By Mark G. McLaughlin
A leaky sink or tub faucet is more than just a noisy nuisance – it wastes water. For most people, water is not free, which means a leaky faucet is quite literally money going down the drain. Any plumber can fix a leaky faucet, and usually in less than an hour.
For those who don’t want to wait around for a plumber, or don’t want to spend the money to pay a professional, there are ways to fix-it-yourself. Here are the basic things you need to know and the steps you need to take to fix a faucet yourself.
Step One: Have the Right Tools – and the Right Parts
To fix a faucet you need tools and possibly some new parts. Any hardware store can sell you what you need, as long as you can tell them what kind of faucet you have. For most faucets, all you will need is:
- An adjustable wrench,
- A flat head and a Phillips-head screwdriver
- A pair of pliers.
- Plumber’s grease (available at any hardware store)
- A utility knife
For a ball faucet, however, you also will need to buy a replacement kit, as there are several parts that will have to be swapped out for new ones. A good ball faucet kit will come with the right tools for the job. For any other faucet, you will probably need a set of replacement seals or O-rings. The part you need depends on the kind of faucet you have. Just ask a knowledgeable clerk in the hardware store to point out the kit or wrench that is right for you.
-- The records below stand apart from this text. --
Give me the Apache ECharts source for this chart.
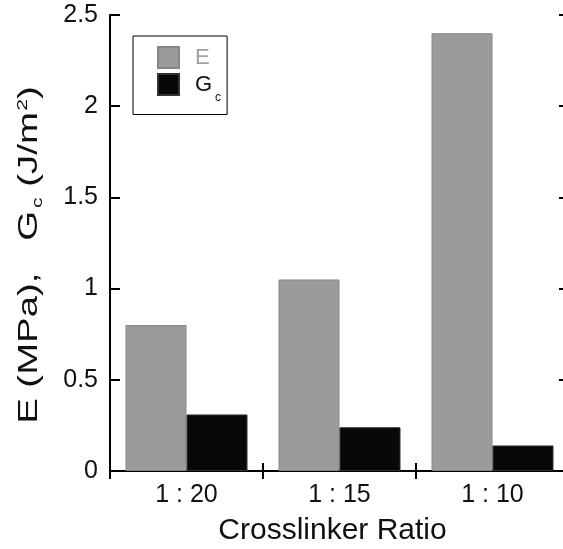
<!DOCTYPE html>
<html>
<head>
<meta charset="utf-8">
<script src="https://cdn.jsdelivr.net/npm/echarts@6/dist/echarts.min.js"></script>
<style>html,body{margin:0;padding:0;background:#fff}#c{width:563px;height:549px}</style>
</head>
<body>
<div id="c"></div>
<script>
const categories = ['1 : 20', '1 : 15', '1 : 10'];
const eValues = [0.80, 1.05, 2.40];
const gcValues = [0.31, 0.24, 0.14];
const yTicks = [0, 0.5, 1, 1.5, 2, 2.5];
const yTitle = '{n|E (MPa),   G}{s|c}{n| (J/m}{p|2}{n|)}';
const xTitle = 'Crosslinker Ratio';

const chart = echarts.init(document.getElementById('c'), null, {renderer: 'canvas'});
const FONT = 'Liberation Sans, Arial, sans-serif';
const TXT = '#111';
const axisLine = {show: true, lineStyle: {color: '#000', width: 2}};
const tick = (len) => ({show: true, inside: true, length: len, lineStyle: {color: '#000', width: 2}});

const option = {
  animation: false,
  backgroundColor: '#fff',
  textStyle: {fontFamily: FONT},
  grid: {left: 110, top: 15, width: 459, height: 456, outerBoundsMode: 'none', containLabel: false},
  graphic: [
    {
      type: 'text', x: 30, y: 255, rotation: Math.PI / 2, scaleX: 1.42, scaleY: 1,
      silent: true,
      style: {
        text: yTitle, align: 'center', verticalAlign: 'middle',
        fontFamily: FONT, fontSize: 27, fill: TXT,
        rich: {
          n: {fontFamily: FONT, fontSize: 27, fill: TXT, lineHeight: 34},
          s: {fontFamily: FONT, fontSize: 15, fill: TXT, verticalAlign: 'bottom', padding: [0, 0, 2, 2]},
          p: {fontFamily: FONT, fontSize: 15, fill: TXT, verticalAlign: 'top', padding: [2, 0, 0, 1]}
        }
      }
    }
  ],
  legend: {
    left: 133, top: 36,
    orient: 'vertical',
    itemWidth: 21, itemHeight: 21, itemGap: 4,
    padding: [10, 6, 11, 24],
    borderColor: '#000', borderWidth: 1,
    icon: 'rect',
    data: ['E', 'Gc'],
    formatter: function (n) { return n === 'Gc' ? '{g|G}{s|c}' : '{e|E}'; },
    textStyle: {
      fontFamily: FONT, fontSize: 22, color: TXT,
      rich: {
        e: {fontFamily: FONT, fontSize: 22, color: '#a0a0a0', lineHeight: 21, padding: [0, 0, 0, 11]},
        g: {fontFamily: FONT, fontSize: 22, color: TXT, lineHeight: 42, padding: [0, 0, 0, 11]},
        s: {fontFamily: FONT, fontSize: 12, color: TXT, verticalAlign: 'bottom', padding: [0, 0, 2, 3]}
      }
    }
  },
  xAxis: [
    {
      type: 'category', data: categories, position: 'bottom',
      axisLine: axisLine, axisTick: tick(8),
      axisLabel: {fontFamily: FONT, fontSize: 25, color: TXT, margin: 12},
      name: xTitle, nameLocation: 'middle', nameGap: 45,
      nameTextStyle: {fontFamily: FONT, fontSize: 30, color: TXT, padding: [0, 14, 0, 0]},
      splitLine: {show: false}
    },
    {
      type: 'category', data: categories, position: 'top',
      axisLine: axisLine, axisTick: tick(8),
      axisLabel: {show: false}, splitLine: {show: false}
    }
  ],
  yAxis: [
    {
      type: 'value', min: yTicks[0], max: yTicks[yTicks.length - 1], interval: 0.5,
      position: 'left',
      axisLine: axisLine, axisTick: tick(10),
      axisLabel: {fontFamily: FONT, fontSize: 25, color: TXT, margin: 12,
        formatter: function (v) { return String(v); }},
      splitLine: {show: false}
    },
    {
      type: 'value', min: yTicks[0], max: yTicks[yTicks.length - 1], interval: 0.5,
      position: 'right',
      axisLine: axisLine, axisTick: tick(10),
      axisLabel: {show: false}, splitLine: {show: false}
    }
  ],
  series: [
    {
      name: 'E', type: 'bar', data: eValues, xAxisIndex: 0, yAxisIndex: 0,
      barWidth: 61, barGap: '0%',
      itemStyle: {color: '#9b9b9b', borderColor: '#868686', borderWidth: 1}
    },
    {
      name: 'Gc', type: 'bar', data: gcValues, xAxisIndex: 0, yAxisIndex: 0,
      barWidth: 61,
      itemStyle: {color: '#080808', borderColor: '#333', borderWidth: 1}
    }
  ]
};
chart.setOption(option);
</script>
</body>
</html>
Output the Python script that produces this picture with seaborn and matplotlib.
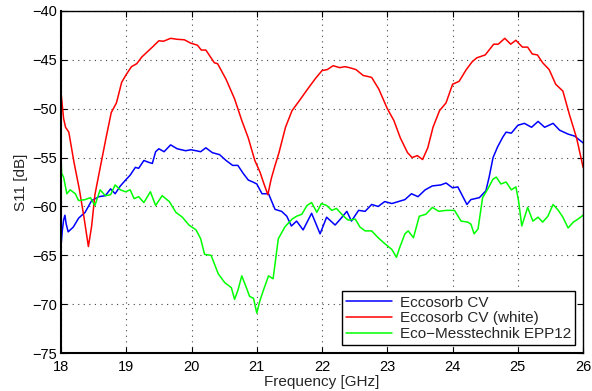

Step Two: Turn Off the Water
The water needs to be off before you try to fix a faucet. The valve or knob to turn off the water is usually located on a pipe beneath the sink or in cabinet behind the tub. If you can’t find it, then find the main water pipe that brings water into the house and turn it off. This, of course, means letting everyone else in the building know that the water will be off.
Step Three: Plug the Drain
Put a stopper or thick rag to plug the drain. This way if you ensure you won’t see a needed screw, washer or part literally go down the drain – which is a whole different plumbing problem.
Step Four: Depends on the Faucet
There are basically four kinds of faucets: ball, compression, cartridge, and ceramic disk. How you proceed from here depends on the faucet you are dealing with.
- Unscrew the handle
- Remove the cap and collar with pliers.
- Loosen the faucet cam (there is a tool and instructions on how to do so in the kit you had to buy to do this process)
- Remove the springs and inlet seals (if the correct tool did not come with the kit, needle-nose pliers or tweezers will work in a pinch)
- Cut off the O-rings
- Grease and replace the O-rings (this is where that plumber’s grease comes in)
- Put in new springs, seals and washers. These come with the kit and the instructions will show the order in which they are placed
- Put it all back together and reattach the handle
- Remove the caps (one for hot water, one for cold). These may need to be pried off.
- Unscrew the handle
- Remove the nut. For this you need a wrench.
- Find and pull out the stem
- Remove and replace the O-ring
- Take out and replace the seat washer (a little plumber’s grease won’t hurt)
- Put it all back together again
- Pry off any decorative cap and unscrew and remove the handle.
- Get out your pliers and look for the retaining clip. Gently pull it out – that will reveal the cartridge.
- Use your pliers to make the cartridge stand up strait.
- Take off the spout; this will reveal the O-rings (which look like Os)
- Remove and replace the O-rings. The rings usually have to be cut off using a knife. Coast the new rings in plumber’s grease and put them where the old ones were seated.
- Put the handle back on.
Ceramic Disk Faucet
- Unscrew and Remove the handle
- Remove the escutcheon (a metal cap)
- Remove the cylinder – this should just unscrew by hand.
- Find the seals and cylinder. Clean the cylinder with soap and water, white vinegar or something similar. It is usually better to replace the seals than it is to just clean the old ones and put them back in. If you did not know what kind of seals you needed in advance, take the old ones with you back to the hardware store – and get the ones that fit your faucet.
- Put it all back together – seals, cylinder, metal cap and handle.
The Last Step: Unplug the drain and turn on the water
The final step, and the proof of your work, is to unplug the drain, turn the water back on and then try the faucet. Let it run for a few seconds and then turn it off. If it is no longer leaky, congratulations. If it is still leaky, take it apart and put it all back together again. If that fails, well, then it is time to call a plumber.